Monday, July 22, 2024

Do not post Rant

 "You don't want to work? Don't care about green? How can you decipher your value then?"

A FB status of mine from Jan 2016. I had started working when I was 12. Come junior year of highschool I switched to work study.. Freshman year of college and I was working 4 other jobs at the same time as going to classes fulltime..

I hated money, I grew up ever-aware of how its absence affected life. Well, not at first, as a child, everything is, as it is. It is not until we have the capacity for comparisons that the sting of inequality sets in.

then in 2013 I was injured at MT, fired, and left with medical debt from the injury, and left with the injury, no treatment or PT ever received.

Later in 2018 working for a completely different company, injured, and left with nothing but another injury and downward spiral since.

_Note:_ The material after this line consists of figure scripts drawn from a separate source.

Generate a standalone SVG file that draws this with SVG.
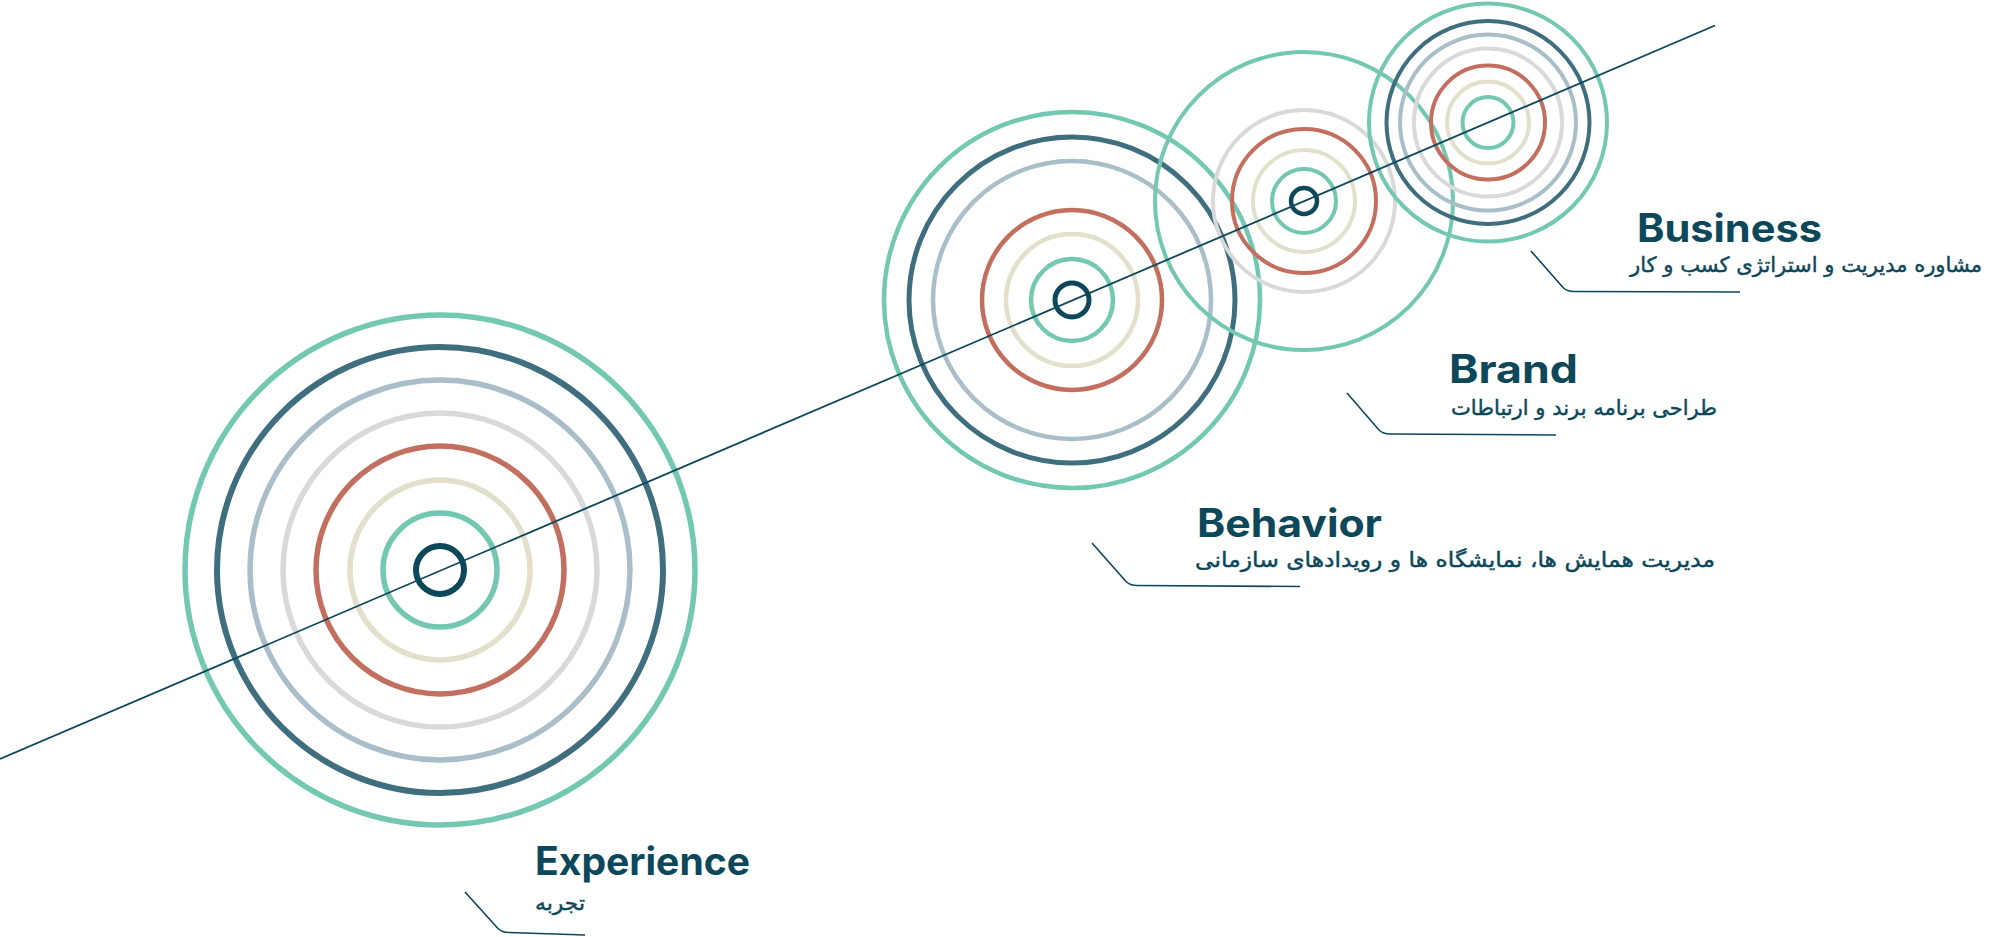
<svg xmlns="http://www.w3.org/2000/svg" width="2000" height="937" viewBox="0 0 2000 937">
<style>
circle{fill:none}
.t{stroke:#72c8b0}
.d{stroke:#3f6f7f}
.gb{stroke:#a9bec8}
.lg{stroke:#d9d9d9}
.r{stroke:#c36f5f}
.b{stroke:#e2dfcb}
.c{stroke:#0c475a}
.title{font-family:Inter,"Open Sans","Liberation Sans",sans-serif;font-weight:700;font-size:39px;fill:#0c475a}
.fa{font-family:"DejaVu Sans","Noto Sans",sans-serif;font-size:21px;fill:#0c475a;stroke:#0c475a;stroke-width:0.45}
.lead{fill:none;stroke:#0c475a;stroke-width:1.6}
</style>
<rect width="2000" height="937" fill="#ffffff"/>
<g id="node-experience">
<g stroke-width="5.5">
<circle class="t" cx="440" cy="570" r="255"/>
<circle class="d" cx="440" cy="570" r="223" stroke-width="6"/>
<circle class="gb" cx="440" cy="570" r="190"/>
<circle class="lg" cx="440" cy="570" r="157"/>
<circle class="r" cx="440" cy="570" r="124"/>
<circle class="b" cx="440" cy="570" r="90"/>
<circle class="t" cx="440" cy="570" r="57"/>
<circle class="c" cx="440" cy="570" r="24" stroke-width="6"/>
</g>
<text class="title" x="535" y="875" textLength="215" lengthAdjust="spacingAndGlyphs">Experience</text>
<text class="fa" x="585" y="910" text-anchor="end" textLength="50" lengthAdjust="spacingAndGlyphs">تجربه</text>
</g>
<g id="node-behavior">
<g stroke-width="4.5">
<circle class="t" cx="1072" cy="300" r="188"/>
<circle class="d" cx="1072" cy="300" r="163" stroke-width="5"/>
<circle class="gb" cx="1072" cy="300" r="139"/>
<circle class="r" cx="1072" cy="300" r="90"/>
<circle class="b" cx="1072" cy="300" r="66"/>
<circle class="t" cx="1072" cy="300" r="41"/>
<circle class="c" cx="1072" cy="300" r="17" stroke-width="5"/>
</g>
<text class="title" x="1197" y="537" textLength="185" lengthAdjust="spacingAndGlyphs">Behavior</text>
<text class="fa" x="1715" y="567" text-anchor="end" textLength="520" lengthAdjust="spacingAndGlyphs">مدیریت همایش ها، نمایشگاه ها و رویدادهای سازمانی</text>
</g>
<g id="node-brand">
<g stroke-width="4">
<circle class="t" cx="1304" cy="201" r="149"/>
<circle class="lg" cx="1304" cy="201" r="91"/>
<circle class="r" cx="1304" cy="201" r="72"/>
<circle class="b" cx="1304" cy="201" r="51"/>
<circle class="t" cx="1304" cy="201" r="32"/>
<circle class="c" cx="1304" cy="201" r="13" stroke-width="4.5"/>
</g>
<text class="title" x="1449" y="383" textLength="129" lengthAdjust="spacingAndGlyphs">Brand</text>
<text class="fa" x="1717" y="415" text-anchor="end" textLength="266" lengthAdjust="spacingAndGlyphs">طراحی برنامه برند و ارتباطات</text>
</g>
<g id="node-business">
<g stroke-width="4">
<circle class="t" cx="1488" cy="122.6" r="119"/>
<circle class="d" cx="1488" cy="122.6" r="101.5"/>
<circle class="gb" cx="1488" cy="122.6" r="88"/>
<circle class="lg" cx="1488" cy="122.6" r="74"/>
<circle class="r" cx="1488" cy="122.6" r="57"/>
<circle class="b" cx="1488" cy="122.6" r="41"/>
<circle class="t" cx="1488" cy="122.6" r="25.5"/>
</g>
<text class="title" x="1637" y="242" textLength="185" lengthAdjust="spacingAndGlyphs">Business</text>
<text class="fa" x="1982" y="272" text-anchor="end" textLength="352" lengthAdjust="spacingAndGlyphs">مشاوره مدیریت و استراتژی کسب و کار</text>
</g>
<g id="connectors">
<line x1="0" y1="759" x2="1715" y2="25.5" stroke="#0c475a" stroke-width="1.8"/>
<path class="lead" d="M1531 251 L1563 287.5 Q1567 291.5 1574 291.5 L1740 292"/>
<path class="lead" d="M1347 393 L1379 430 Q1383 434 1390 434 L1556 435"/>
<path class="lead" d="M1092 543 L1126 581.5 Q1130 585.5 1137 585.5 L1300 586.5"/>
<path class="lead" d="M465 892 L498 928.5 Q502 932.5 509 932.5 L585 935"/>
</g>
</svg>
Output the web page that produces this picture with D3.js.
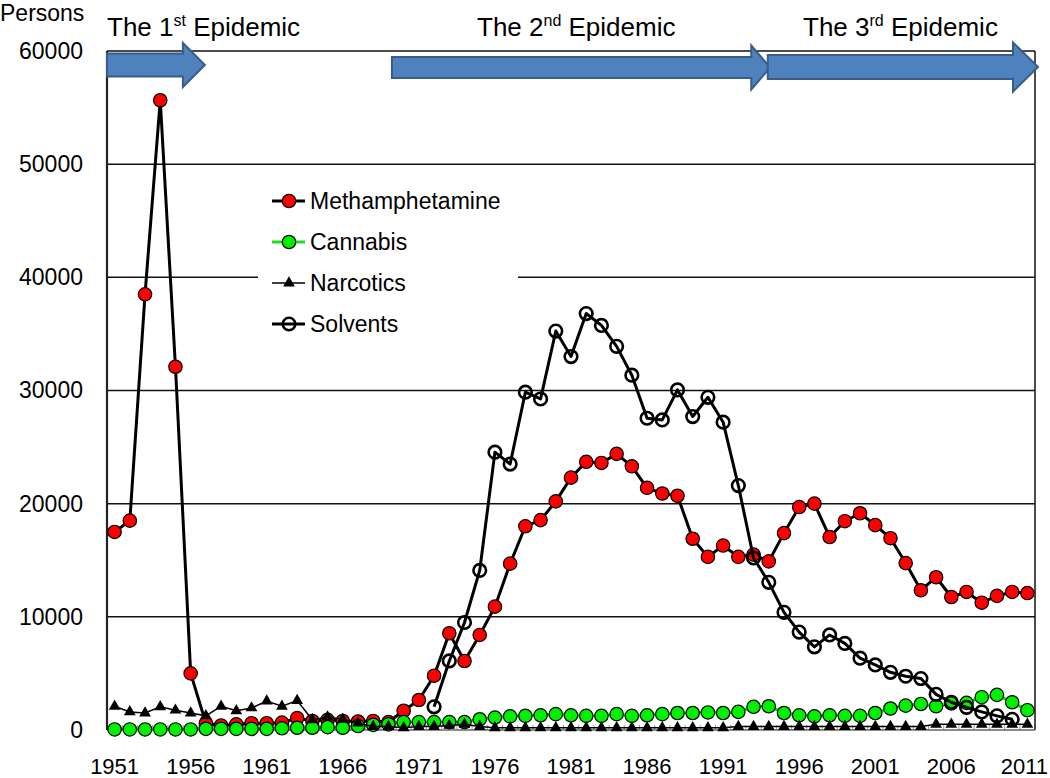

I don't think I could ever go back to work. To re-acclimate to mechanical life.. But where and how will I live once the patience and compassion of my parents wane. Perhaps what I thought was clarity is just illness. Everything seems tainted, distorted. I am sorrow-sicken. I can feel my vitality drain. Valiant attempts to counter these forces are short lived. Happiness comes from fewer things. I distance myself from others so as to not bleed on them. I no longer trust others. Oscillating from hermetic isolation, to having 5 conversations simultaneously. erratic unfocused creativity. Inability to complete anything. Aversion/Absence of self care. Repulsed from going anywhere.

This was saved as a draft from 2022, labeled "rant do not post" 
But at this point, 
What does it even matter?
Its been two years, and despite a few upwellings of hope and opportunity, things are still very much the same.